In order to foster this copying activity and societal structure the human mind has developed new methods to transferring information in human-to-human interactions. Such development is from the biological evolutionary push for survival (Kock, 2004). Even with such a push, it is possible that these same mechanisms are used in the development of virtual understandings inherent in digital information transference. In other words, our previous communication methods have adapted to an online environment.

According to channel expansion theory as people gain knowledge about particular technologies they are more able to use them for stronger communication tactics. As users become more accustomed to specific forms of communication like email, chat, video conference, etc… they also develop better methods of creating meta-language (embedded language) to communicate and receive subtle meanings (Carlson and Zmud, 1999). Thus new forms of communication methods result from the use of virtual technology that expand communicative effectiveness.

 This virtual technology has made its way into the school systems, our social affairs, and our businesses. As people become more accustomed to technology, they begin to use such tools in more efficient methods that expand the bandwidth of such mediums (Carlson & Zmud, 1994). Through this creation of expanding communication networks, higher levels of information are transferred to maintain and develop group members to certain social structures.

In modern times it is possible to develop entire societies in the virtual world that have certain orders maintained by group norms. These societies develop their own way of communicating that perpetuates their methodologies and lifestyles. Virtual colleges are testimony to the creation of rich information used in new and unique manners with multiple forms of media that can create higher forms of learning. Such communication tools become more effective over time developing new methods of satisfying biological needs and maintaining social rules that extend human capacities. As nations move into the virtual realms they may find that their societal influence grows by using existing communication channels in new ways that develop higher forms of communication methodology. The more people who become accustomed to this technology the more likely they will be attached to certain societies that resonate with their personal belief systems.

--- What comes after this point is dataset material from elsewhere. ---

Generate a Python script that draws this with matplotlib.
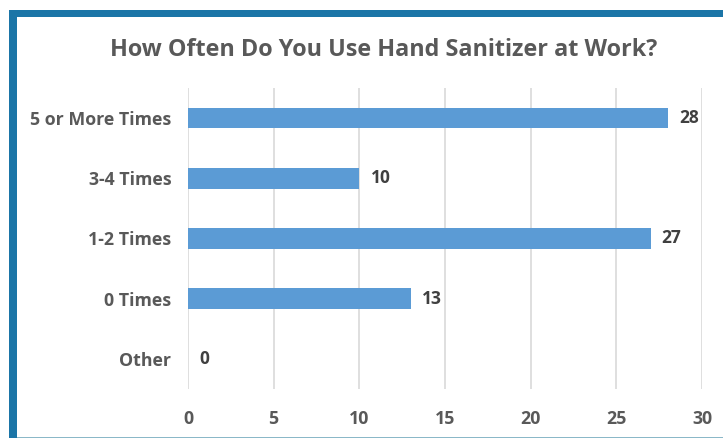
import matplotlib.pyplot as plt
from matplotlib.patches import Rectangle

categories = ["Other", "0 Times", "1-2 Times", "3-4 Times", "5 or More Times"]
counts = [0, 13, 27, 10, 28]
x_ticks = [0, 5, 10, 15, 20, 25, 30]

plt.rcParams["font.family"] = ["Open Sans", "DejaVu Sans"]

fig = plt.figure(figsize=(7.23, 4.38), dpi=100)
ax = fig.add_axes([0.260, 0.112, 0.711, 0.687])

ax.barh(categories, counts, height=0.34, color="#5B9BD5", zorder=3)
for y, v in enumerate(counts):
    ax.text(v + 0.65, y, str(v), va="center", ha="left", fontsize=12.5,
            fontweight="bold", color="#404040")

ax.set_xlim(0, 30)
ax.set_ylim(-0.5, 4.5)
ax.set_xticks(x_ticks)
ax.xaxis.grid(True, color="#D9D9D9", linewidth=1.2, zorder=0)
ax.tick_params(length=0, labelsize=12.8, labelcolor="#595959")
ax.tick_params(axis="x", pad=15)
ax.tick_params(axis="y", pad=12)
for lbl in ax.get_xticklabels() + ax.get_yticklabels():
    lbl.set_fontweight("bold")
for s in ax.spines.values():
    s.set_visible(False)

fig.text(0.530, 0.885, "How Often Do You Use Hand Sanitizer at Work?",
         ha="center", va="center", fontsize=16.8, fontweight="bold",
         color="#595959")

# frame around the chart
blue = "#1B75A7"
fig.add_artist(Rectangle((9 / 723, 0), 8 / 723, 1 - 10 / 438,
                         transform=fig.transFigure, color=blue, lw=0))
fig.add_artist(Rectangle((9 / 723, 1 - 17 / 438), 1, 7 / 438,
                         transform=fig.transFigure, color=blue, lw=0))
fig.add_artist(Rectangle((17 / 723, 0), 1, 1.5 / 438,
                         transform=fig.transFigure, color="#8BB8C8", lw=0))

fig.savefig("out.png", dpi=100)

Barkow, J. H., Cosmides, L., and Tooby, J. (eds.). 1992. TheAdapted Mind: Evolutionary Psychology and the Generation of Culture, New York: Oxford University Press.

Carlson, J. & Zmund, R. (1994). Channel expansion theory: a dynamic view of medial and information richness. Academy of management best papers proceedings, pp. 280-284.

Carlson, J. and Zmud, R. (1999) Channel Expansion Theory and the Experiential Nature of Media Richness Perceptions. Academy of Management Journal, 42 (2) pp. 153-170.

Henrich, J. (2004). “Cultural Group Selection, Coevolutionary Processes and Large-Scale Cooperation,” Journal of Economic Behavior and Organization (53:1), pp. 3-35.

Kock, N. (2004). “The Psychobiological Model: Towards a New Theory of Computer-Mediated Communication Based on Darwinian Evolution,” Organization Science (15:3), pp. 327-348.

Porra, J., and Parks, M. S. (2006). “Sustainable Virtual Communities: Suggestions from the Colonial Model,” Information Systems and e-Business Management (4:4), pp. 309-341.

McElreath, R., and Boyd, R. (2007). Mathematical Models of Social Evolution: A Guide for the Perplexed, Chicago, IL: The University of Chicago Press.